Requirement
Omit the pictures and print exactly the lines of the listing below, starting at the first and ending at the line containing "const posiciones = [1, 2];".
╭─ Data lines
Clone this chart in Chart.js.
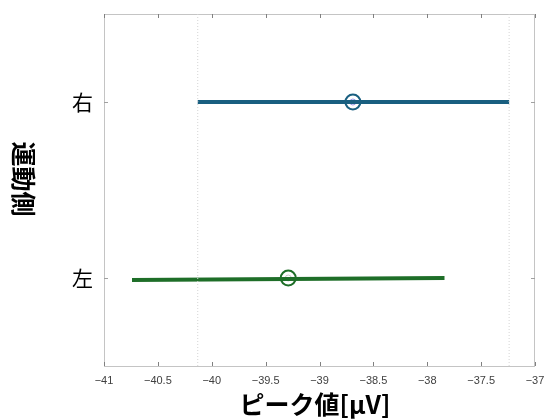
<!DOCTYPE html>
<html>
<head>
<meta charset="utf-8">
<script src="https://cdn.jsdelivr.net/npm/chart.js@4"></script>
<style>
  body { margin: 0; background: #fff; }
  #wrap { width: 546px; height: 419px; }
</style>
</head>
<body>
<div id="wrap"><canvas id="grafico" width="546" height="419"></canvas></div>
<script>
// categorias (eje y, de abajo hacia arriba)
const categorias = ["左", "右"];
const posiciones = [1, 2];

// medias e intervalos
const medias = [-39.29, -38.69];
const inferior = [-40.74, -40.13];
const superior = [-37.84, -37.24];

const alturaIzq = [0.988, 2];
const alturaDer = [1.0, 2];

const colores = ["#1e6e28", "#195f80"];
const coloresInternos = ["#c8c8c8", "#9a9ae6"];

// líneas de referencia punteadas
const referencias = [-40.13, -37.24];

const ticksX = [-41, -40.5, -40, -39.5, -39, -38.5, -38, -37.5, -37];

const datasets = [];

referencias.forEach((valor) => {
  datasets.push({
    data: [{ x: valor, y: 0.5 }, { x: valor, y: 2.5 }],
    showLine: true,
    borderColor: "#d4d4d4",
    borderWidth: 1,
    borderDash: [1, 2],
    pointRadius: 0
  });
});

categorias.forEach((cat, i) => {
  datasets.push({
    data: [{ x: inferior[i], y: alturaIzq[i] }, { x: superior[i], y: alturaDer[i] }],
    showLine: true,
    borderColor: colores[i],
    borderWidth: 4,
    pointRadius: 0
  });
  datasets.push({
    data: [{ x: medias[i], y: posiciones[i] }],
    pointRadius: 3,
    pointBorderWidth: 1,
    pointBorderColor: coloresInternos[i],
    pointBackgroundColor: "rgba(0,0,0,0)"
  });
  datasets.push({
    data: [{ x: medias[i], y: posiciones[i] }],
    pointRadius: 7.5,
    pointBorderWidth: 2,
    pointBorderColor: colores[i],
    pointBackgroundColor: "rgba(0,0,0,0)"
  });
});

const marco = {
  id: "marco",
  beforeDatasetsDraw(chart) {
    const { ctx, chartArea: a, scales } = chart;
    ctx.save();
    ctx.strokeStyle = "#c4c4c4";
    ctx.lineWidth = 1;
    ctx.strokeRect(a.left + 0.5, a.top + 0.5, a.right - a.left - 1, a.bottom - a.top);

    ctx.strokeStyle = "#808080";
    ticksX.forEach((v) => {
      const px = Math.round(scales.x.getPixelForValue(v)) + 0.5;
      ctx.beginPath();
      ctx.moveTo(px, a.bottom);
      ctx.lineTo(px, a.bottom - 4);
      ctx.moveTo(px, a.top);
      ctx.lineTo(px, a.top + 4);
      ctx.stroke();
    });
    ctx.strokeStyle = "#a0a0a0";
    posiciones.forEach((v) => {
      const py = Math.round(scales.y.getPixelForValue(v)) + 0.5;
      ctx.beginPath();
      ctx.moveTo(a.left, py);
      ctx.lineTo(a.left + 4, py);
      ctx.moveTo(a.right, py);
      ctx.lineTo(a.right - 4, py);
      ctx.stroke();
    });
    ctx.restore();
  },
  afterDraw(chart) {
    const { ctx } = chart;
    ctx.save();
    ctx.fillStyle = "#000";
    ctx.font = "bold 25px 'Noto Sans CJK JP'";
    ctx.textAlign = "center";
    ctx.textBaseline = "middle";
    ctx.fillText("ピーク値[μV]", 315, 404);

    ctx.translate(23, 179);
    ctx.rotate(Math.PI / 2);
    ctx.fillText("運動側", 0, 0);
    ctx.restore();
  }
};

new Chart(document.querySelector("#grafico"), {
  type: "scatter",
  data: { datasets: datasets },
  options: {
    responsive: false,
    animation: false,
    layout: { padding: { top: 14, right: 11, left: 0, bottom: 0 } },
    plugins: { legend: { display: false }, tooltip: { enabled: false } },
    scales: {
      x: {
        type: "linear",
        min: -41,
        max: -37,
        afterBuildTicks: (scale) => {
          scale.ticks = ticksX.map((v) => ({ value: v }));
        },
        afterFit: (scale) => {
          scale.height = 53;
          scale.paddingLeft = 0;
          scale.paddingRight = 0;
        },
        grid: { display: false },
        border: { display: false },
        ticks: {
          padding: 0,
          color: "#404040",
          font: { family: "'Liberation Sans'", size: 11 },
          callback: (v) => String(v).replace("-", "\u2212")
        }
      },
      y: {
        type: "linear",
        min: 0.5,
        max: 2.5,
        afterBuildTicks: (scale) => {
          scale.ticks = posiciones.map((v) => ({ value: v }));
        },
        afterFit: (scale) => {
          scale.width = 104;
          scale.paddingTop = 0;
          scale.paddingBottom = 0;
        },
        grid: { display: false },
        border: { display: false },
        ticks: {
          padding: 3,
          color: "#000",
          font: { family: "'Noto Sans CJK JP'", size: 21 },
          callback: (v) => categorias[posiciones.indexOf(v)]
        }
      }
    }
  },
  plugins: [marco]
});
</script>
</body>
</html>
╰─
Answer
Clone this chart in Chart.js.
<!DOCTYPE html>
<html>
<head>
<meta charset="utf-8">
<script src="https://cdn.jsdelivr.net/npm/chart.js@4"></script>
<style>
  body { margin: 0; background: #fff; }
  #wrap { width: 546px; height: 419px; }
</style>
</head>
<body>
<div id="wrap"><canvas id="grafico" width="546" height="419"></canvas></div>
<script>
// categorias (eje y, de abajo hacia arriba)
const categorias = ["左", "右"];
const posiciones = [1, 2];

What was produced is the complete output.